I just stumbled in this forum through google and I found it very interesting. I'm a hardcore gamer, and I'm currently learning japanese from my spare time for the sake of understanding anime and japanese games. I got a lot of question in my japanese, I hope this site could also help. If I may start asking: How come in other dictionaries, they spell this like this: 我慢強い がまんづよい gamanzuyoi But if you look carefully, the 強 included is pronounce/read as つ but they spell it as づ And Is "我慢 強い" a separate words like strong patience? 我 - self On reading:ガ 慢 - self-conceit On reading:マン 我慢 - patience Kun reading:がまん 強 - strong Kun reading: [FONT=MS Pゴシック]つよ(い)[/FONT]

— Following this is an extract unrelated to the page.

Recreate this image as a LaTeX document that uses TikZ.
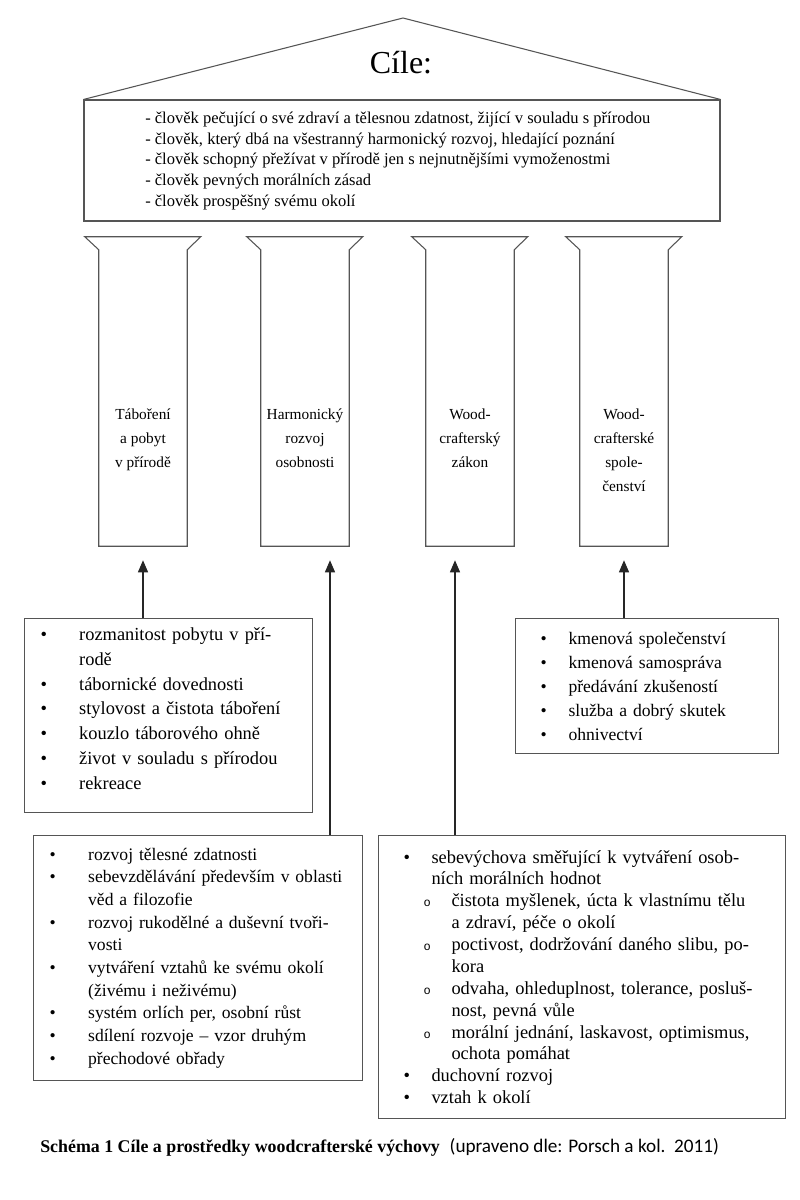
\documentclass[tikz,border=0pt]{standalone}
\usepackage{fontspec}
\setmainfont{Liberation Serif}
\newfontfamily\capfont{Carlito}
\newfontfamily\subfont{Liberation Mono}
\usetikzlibrary{arrows.meta,positioning,calc}
\definecolor{linegray}{HTML}{555555}

% bullet list helpers
\newlength\bpad
\newlength\bgap
\newcommand{\itm}[1]{\hspace*{\bpad}\makebox[\bgap][l]{\textbullet}#1}
\newcommand{\cnt}[1]{\hspace*{\dimexpr\bpad+\bgap\relax}#1}
\newcommand{\sitm}[1]{\hspace*{\dimexpr\bpad+15pt\relax}\makebox[21pt][l]{\subfont\small o}#1}
\newcommand{\scnt}[1]{\hspace*{\dimexpr\bpad+36pt\relax}#1}

\begin{document}
\begin{tikzpicture}[
  x=0.75pt, y=-0.75pt,
  line/.style={draw=linegray, line width=0.8pt},
  pillar/.style={minimum width=66pt, minimum height=222pt, inner sep=0pt},
  plabel/.style={align=center, inner sep=0pt, font=\fontsize{11.5}{18}\selectfont,
    execute at begin node=\rule{0pt}{12pt}},
  listbox/.style={line, anchor=north west, inner xsep=0pt, inner ysep=0pt, align=left},
  arrow/.style={-{Triangle[length=9pt,width=7.5pt]}, line width=0.9pt, draw=black!85, shorten >=10.5pt}
]
\useasboundingbox (0,0) rectangle (800,1200);

% roof
\node[line, minimum width=477pt, minimum height=90.75pt, inner sep=0pt] (goal) at (402,160.5) {};
\coordinate (apex) at (403,18);
\draw[line] (goal.north west) -- (apex) -- (goal.north east);
\node[font=\fontsize{24}{24}\selectfont] (title) at (401,63) {Cíle:};
\node[anchor=west, align=left, inner sep=0pt, font=\fontsize{12.4}{15.4}\selectfont] (aims) at (145,161)
  {- člověk pečující o své zdraví a tělesnou zdatnost, žijící v souladu s přírodou\\
   - člověk, který dbá na všestranný harmonický rozvoj, hledající poznání\\
   - člověk schopný přežívat v přírodě jen s nejnutnějšími vymoženostmi\\
   - člověk pevných morálních zásad\\
   - člověk prospěšný svému okolí};

% pillars
\node[pillar] (pil1) at (143,398) {};
\node[pillar] (pil2) at (305,398) {};
\node[pillar] (pil3) at (470,398) {};
\node[pillar] (pil4) at (624,398) {};
\foreach \p in {pil1,pil2,pil3,pil4}
  \draw[line] (\p.north west) -- ++(-14,-13) -- ++(116,0) -- (\p.north east)
    -- (\p.south east) -- (\p.south west) -- cycle;
\node[plabel, below=119.25pt of pil1.north] (lab1) {Táboření\\a pobyt\\v přírodě};
\node[plabel, below=119.25pt of pil2.north] (lab2) {Harmonický\\rozvoj\\osobnosti};
\node[plabel, below=119.25pt of pil3.north] (lab3) {Wood-\\crafterský\\zákon};
\node[plabel, below=119.25pt of pil4.north] (lab4) {Wood-\\crafterské\\spole-\\čenství};

% means
\node[listbox, text width=216pt, minimum height=145.5pt, font=\fontsize{13.8}{18.6}\selectfont] (camp) at (24,618)
  {\setlength\bpad{12pt}\setlength\bgap{29pt}%
   \itm{rozmanitost pobytu v pří-}\\
   \cnt{rodě}\\
   \itm{tábornické dovednosti}\\
   \itm{stylovost a čistota táboření}\\
   \itm{kouzlo táborového ohně}\\
   \itm{život v souladu s přírodou}\\
   \itm{rekreace}\\[-8pt]\mbox{}};
\node[listbox, text width=197.25pt, minimum height=101.25pt, font=\fontsize{13.2}{18}\selectfont] (tribe) at (515,618)
  {\setlength\bpad{18.75pt}\setlength\bgap{21pt}%
   \itm{kmenová společenství}\\
   \itm{kmenová samospráva}\\
   \itm{předávání zkušeností}\\
   \itm{služba a dobrý skutek}\\
   \itm{ohnivectví}};
\node[listbox, text width=246.75pt, minimum height=183.75pt, font=\fontsize{13.2}{17}\selectfont] (growth) at (33,835)
  {\setlength\bpad{12pt}\setlength\bgap{29pt}%
   \itm{rozvoj tělesné zdatnosti}\\
   \itm{sebevzdělávání především v oblasti}\\
   \cnt{věd a filozofie}\\
   \itm{rozvoj rukodělné a duševní tvoři-}\\
   \cnt{vosti}\\
   \itm{vytváření vztahů ke svému okolí}\\
   \cnt{(živému i neživému)}\\
   \itm{systém orlích per, osobní růst}\\
   \itm{sdílení rozvoje – vzor druhým}\\
   \itm{přechodové obřady}};
\node[listbox, text width=305.25pt, minimum height=212.25pt, font=\fontsize{13.8}{16.4}\selectfont] (law) at (378,835)
  {\setlength\bpad{18.75pt}\setlength\bgap{21pt}%
   \itm{sebevýchova směřující k vytváření osob-}\\
   \cnt{ních morálních hodnot}\\
   \sitm{čistota myšlenek, úcta k vlastnímu tělu}\\
   \scnt{a zdraví, péče o okolí}\\
   \sitm{poctivost, dodržování daného slibu, po-}\\
   \scnt{kora}\\
   \sitm{odvaha, ohleduplnost, tolerance, posluš-}\\
   \scnt{nost, pevná vůle}\\
   \sitm{morální jednání, laskavost, optimismus,}\\
   \scnt{ochota pomáhat}\\
   \itm{duchovní rozvoj}\\
   \itm{vztah k okolí}};

% arrows up to the pillars
\coordinate (a2) at (330,0);
\coordinate (a3) at (455,0);
\draw[arrow] (camp.north -| pil1.south) -- (pil1.south);
\draw[arrow] (growth.north -| a2) -- (pil2.south -| a2);
\draw[arrow] (law.north -| a3) -- (pil3.south -| a3);
\draw[arrow] (tribe.north -| pil4.south) -- (pil4.south);

% caption
\node[anchor=base west, inner sep=0pt, font=\fontsize{13.4}{15}\selectfont] (caption) at (40,1152)
  {\textbf{Schéma 1 Cíle a prostředky woodcrafterské výchovy}\hspace{4pt} {\capfont\fontsize{14.4}{15}\selectfont (upraveno dle: Porsch a kol.\ \ 2011)}};
\end{tikzpicture}
\end{document}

In short, when a words is composed of multiple characters the first sound of the 2nd (or later) character can get either a ten ten (the two dashes) or a maru (dot). This has to do with aspirated and nonaspirated sounds, afaik. I could explain it in more detail but unfortunately I don't know the English linguistic terms to do so.
What they both said. Easy example is conveyor sushi: Kaiten-zushi. Sushi becomes zushi because it's a little easier to say when not the beginning of a word. Kuchi is mouth, but river mouth is kawa-guchi. Kawa-kuchi is harder to say and one ends up saying kawaguchi anyway (or at least, obtaining a distinction is harder).